I think there are so many things that will always been open-ended in the way that we don't know what their exact purpose was but we do know that we learned SOMETHING for it. I just have the mentality that no matter what happens, no matter what changes in my life and whether it SEEMS good or bad that one thing IS constant - God is good. I know this to be true with every ounce of my being and as long as that is true, that is what I will press into. There are so many questions that may or may not be answered for us, but as long as I come back to that place of "God is good", I think I'll be okay.

Tonya said...

Oh my goodness...how scary!!! I bet his adrenaline was flowing! At least it happened with him alone and not with you in the car or after you delivered with the baby in the car. His timing is always perfect!

Tomi Fanning said...

You and Jon have truly become my role models because of this very idea. My tendency to overreact and freak out is something that I have really been trying to work on. And to have you as my sister and supporting me the whole time letting me know everything is going to be okay, makes it so much easier! Love you and thanks for sharing!

Glad Jon, you, and Baby Hart are safe!

Anonymous said...

Great post love! I have seen this so many times in my own life - even though in the midst of the trying times I don't understand what God is doing. I liked that you said the thing about experiencing hurtful relationships before Jon...That happened with me and now it makes me appreciate my "fairytale" marriage even more so. I just can't believe I was blessed with such an amazing husband and one that was so perfect for me (:

Sarah said...

i just want to hug you. all the time.
youre wonderful.
im glad jon is okay and im thankful you shared this with us
xxo

Heather Leigh_A beautiful ministry said...

I had a dream about you the other night! I gave you a big hug. I only wish now I could do that in person. :) I totally feel you here girl. when I was 42 weeks pregnant both my husband and I were in a car accident. The car hit my side of the car and was soo close to actually hitting my door. No body was hurt. Thank God! He was really looking out for us. That was one out of three car accidents we had in three months. Some would say it was "The Lords will" For stuff like this to happen and that he's trying to teach us a lesson.

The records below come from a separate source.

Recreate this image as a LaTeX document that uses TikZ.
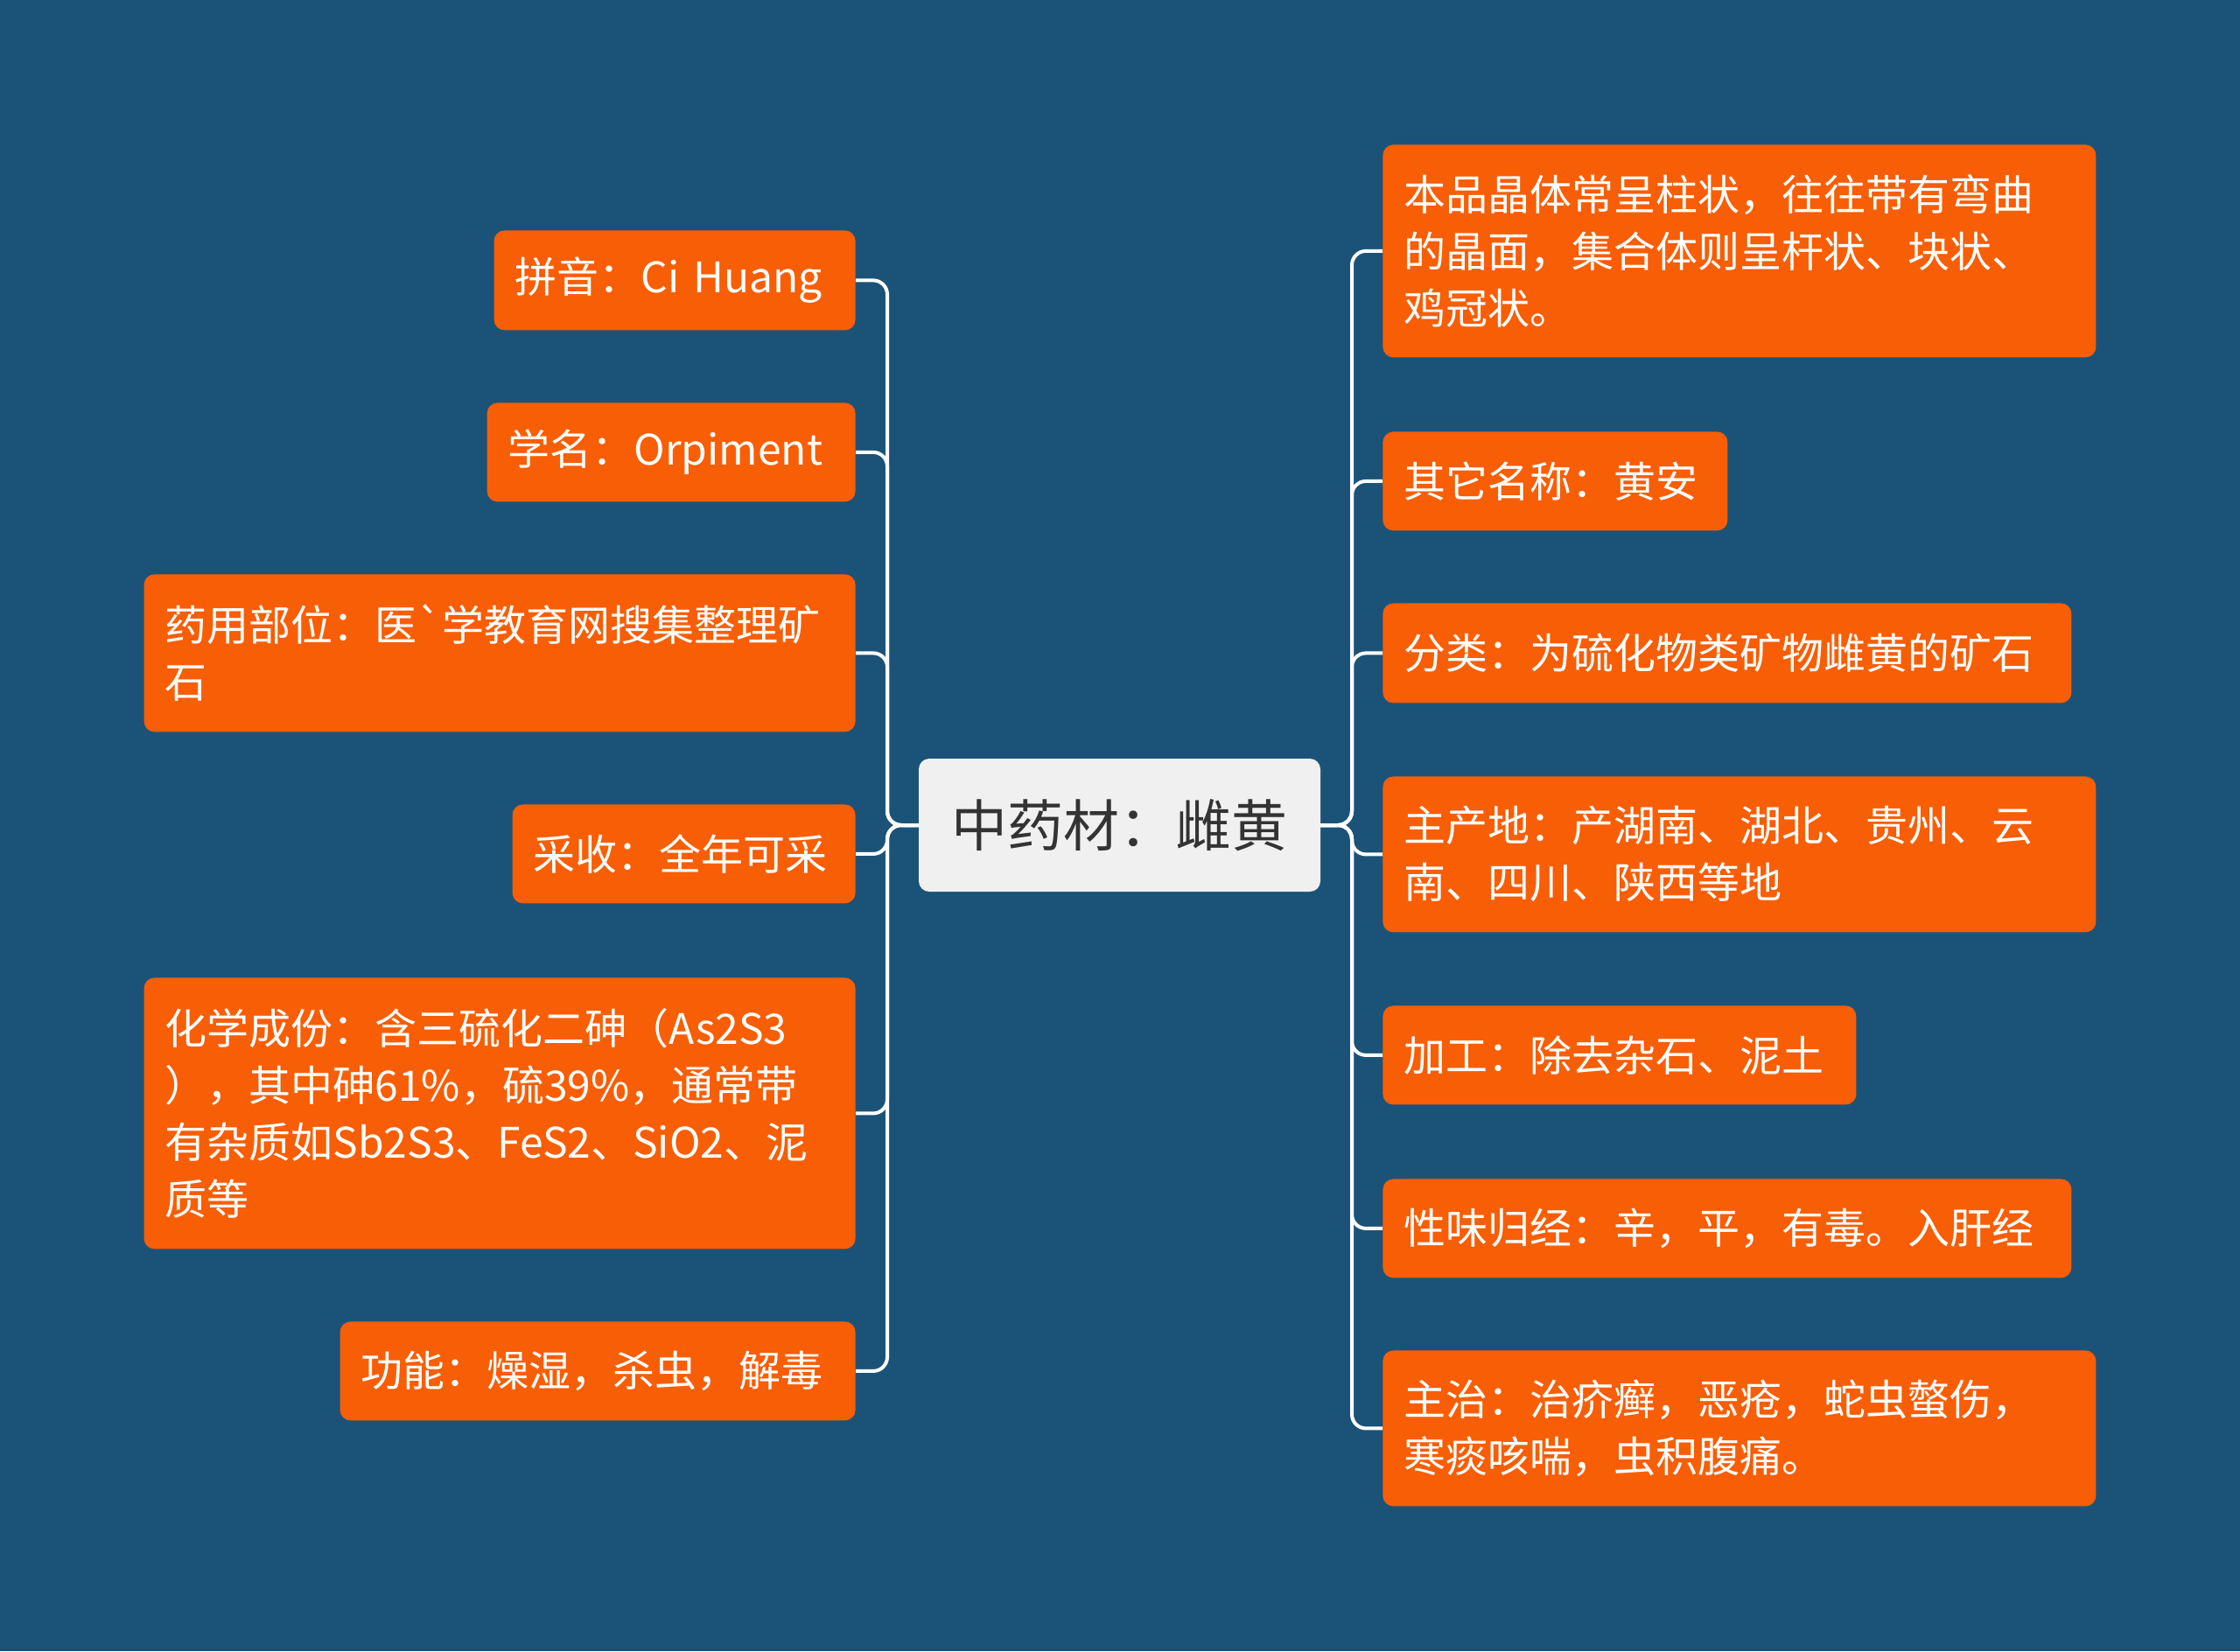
\documentclass[tikz,border=0pt]{standalone}
\usepackage{fontspec}
\setmainfont{Noto Sans CJK SC}[Ligatures=TeXOff]
\definecolor{bgblue}{RGB}{27,83,120}
\definecolor{leafor}{RGB}{248,94,6}
\definecolor{centerfill}{RGB}{240,240,240}
\definecolor{centertext}{RGB}{51,51,51}
\begin{document}
\begin{tikzpicture}[x=0.5pt,y=-0.5pt,
  leaf/.style={fill=leafor, text=white, rounded corners=6pt, inner xsep=12pt, inner ysep=0pt,
    align=left, font=\fontsize{24pt}{32.5pt}\selectfont},
  centerbox/.style={fill=centerfill, text=centertext, rounded corners=6pt, inner sep=0pt,
    font=\fontsize{32pt}{38pt}\selectfont},
  link/.style={draw=white, line width=2pt, rounded corners=8pt}]
\fill[bgblue] (0,0) rectangle (2560,1887);
\useasboundingbox (0,0) rectangle (2560,1887);

\node[centerbox, minimum width=229.5pt, minimum height=76pt] (c) at (1279.5,943) {中药材：雌黄};

% left side
\node[leaf, anchor=north east, text width=182.5pt, minimum height=57pt] (l1) at (978,263) {拼音：Ci Huang};
\node[leaf, anchor=north east, text width=186.5pt, minimum height=56.5pt] (l2) at (978,460) {学名：Orpiment};
\node[leaf, anchor=north east, text width=382.5pt, minimum height=90pt] (l3) at (978,656) {药用部位：医`学教育网搜集整理矿\\石};
\node[leaf, anchor=north east, text width=172pt, minimum height=56.5pt] (l4) at (978,919) {采收：全年可采};
\node[leaf, anchor=north east, text width=382.5pt, minimum height=155pt] (l5) at (978,1117) {化学成份：含三硫化二砷（As2S3\\），其中砷61\%，硫39\%，通常带\\有杂质如Sb2S3、FeS2、SiO2、泥\\质等};
\node[leaf, anchor=north east, text width=270.5pt, minimum height=56.5pt] (l6) at (978,1510) {功能：燥湿，杀虫，解毒};

% right side
\node[leaf, anchor=north west, text width=383.5pt, minimum height=121.5pt] (r1) at (1580,165) {本品晶体常呈柱状，往往带有弯曲\\的晶面，集合体则呈杆状、块状、\\鸡冠状。};
\node[leaf, anchor=north west, text width=173pt, minimum height=56.5pt] (r2) at (1580,493) {其它名称：黄安};
\node[leaf, anchor=north west, text width=369.5pt, minimum height=57pt] (r3) at (1580,689) {分类：为硫化物类矿物雌黄的矿石};
\node[leaf, anchor=north west, text width=383.5pt, minimum height=89pt] (r4) at (1580,887) {主产地：产湖南、湖北、贵州、云\\南、四川、陕西等地};
\node[leaf, anchor=north west, text width=246.5pt, minimum height=56.5pt] (r5) at (1580,1149) {加工：除去杂石、泥土};
\node[leaf, anchor=north west, text width=369.5pt, minimum height=56.5pt] (r6) at (1580,1347) {性味归经：辛，平，有毒。入肝经};
\node[leaf, anchor=north west, text width=383.5pt, minimum height=89pt] (r7) at (1580,1543) {主治：治疥癣，恶疮，蛇虫螫伤，\\寒痰咳喘，虫积腹痛。};

\coordinate (lj) at (1014,943);
\coordinate (rj) at (1545,943);
\foreach \n in {l1,l2,l3,l4,l5,l6} \draw[link] (c.west) -- (lj) |- (\n.east);
\foreach \n in {r1,r2,r3,r4,r5,r6,r7} \draw[link] (c.east) -- (rj) |- (\n.west);
\end{tikzpicture}
\end{document}
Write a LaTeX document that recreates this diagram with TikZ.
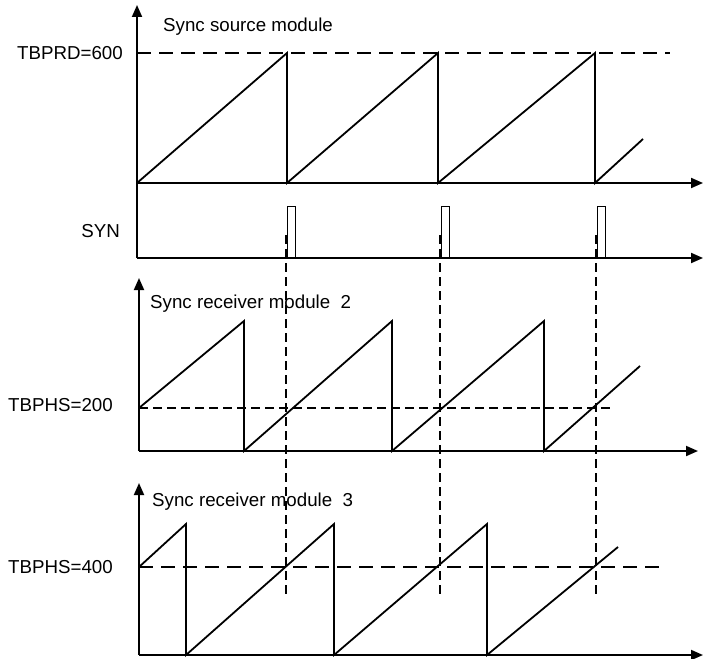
\documentclass[tikz,border=0pt]{standalone}
\usepackage{fontspec}
\setmainfont{Liberation Sans}
\usetikzlibrary{arrows.meta}
\begin{document}
\begin{tikzpicture}[x=1bp,y=-1bp,
  axis/.style={line width=1.9bp,-{Triangle[length=12bp,width=10bp]}},
  wave/.style={line width=1.8bp,line join=miter},
  pulse/.style={line width=1bp},
  guide/.style={line width=1.8bp,dash pattern=on 9bp off 5bp},
  levelA/.style={line width=1.8bp,dash pattern=on 14bp off 8bp},
  levelB/.style={line width=1.8bp,dash pattern=on 9bp off 5bp},
  lbl/.style={inner sep=0pt,font=\fontsize{18.8}{22}\selectfont}]
\useasboundingbox (0,0) rectangle (704,659);
% ---- top panel: sync source ----
\draw[axis] (137,258) -- (137,5);
\draw[axis] (137,183) -- (703,183);
\draw[levelA] (137,53) -- (670,53);
\draw[wave] (137,183) -- (287,53) -- (287,183) -- (438,53) -- (438,183)
  -- (595,53) -- (595,183) -- (643,139);
\node[lbl,anchor=base west] (src) at (163,32) {Sync source module};
\node[lbl,anchor=base east] (prd) at (123,60) {TBPRD=600};
% ---- SYN ----
\draw[axis] (137,258) -- (703,258);
\draw[pulse] (287,258) rectangle (295,206);
\draw[pulse] (441,258) rectangle (449,206);
\draw[pulse] (597,258) rectangle (605,206);
\node[lbl,anchor=base east] (syn) at (120,237) {SYN};
% ---- sync guide lines ----
\draw[guide] (286,235) -- (286,596);
\draw[guide] (440,235) -- (440,596);
\draw[guide] (596,235) -- (596,596);
% ---- middle panel: receiver 2 ----
\draw[axis] (139,451) -- (139,278);
\draw[axis] (139,451) -- (698,451);
\draw[levelB] (139,408) -- (613,408);
\draw[wave] (139,408) -- (244,321) -- (244,451) -- (392,321) -- (392,451)
  -- (544,321) -- (544,451) -- (640,366);
\node[lbl,anchor=base west] (rx2) at (150,308) {Sync receiver module~~2};
\node[lbl,anchor=base east] (phs2) at (113,411) {TBPHS=200};
% ---- bottom panel: receiver 3 ----
\draw[axis] (139,655) -- (139,483);
\draw[axis] (139,655) -- (703,655);
\draw[levelA] (139,567) -- (665,567);
\draw[wave] (139,567) -- (186,524) -- (186,655) -- (334,524) -- (334,655)
  -- (487,524) -- (487,655) -- (618,547);
\node[lbl,anchor=base west] (rx3) at (152,506) {Sync receiver module~~3};
\node[lbl,anchor=base east] (phs3) at (113,573) {TBPHS=400};
\end{tikzpicture}
\end{document}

But I couldn't disagree more with that statement. I believe things like this is a direct attack from the devil himself trying to steal our joy and thankfulness. But when we give it all to God He lovingly takes a horrible situation that the devil intended for bad and God can take it and turn it into good for His glory. We had two totaled cars in 3 months and one scratched up one. But every time God found a way to make it all better! Be blessed girl and I'm so glad Jon's okay!

Krista said...

Oh my goodness, I'm so happy to hear that Jon is safe! I can't imagine how scary that must have been for both of you. I have to say that I do the same thing all the time....asking God what am I suppose to learn from this? And I always think the answer will show up immediately. But I know God's timing doesn't always work that way. Thank you for sharing your experiences with this same issue and encouraging everyone to keep their trust rooted in the Lord even when no answers seem apparent.

themosbysinchina said...

SO glad Jon is okay. I love that phrase "We constantly feel entitled to the whole truth." That's so true. So so true. And you're right, that's exactly us saying we don't trust you God..Great post Ruthie. Thank you for trusting the Lord, and praising Him, and sharing it, it's an encouragement and reminder of how good and worthy He is of all our trust and all our praise.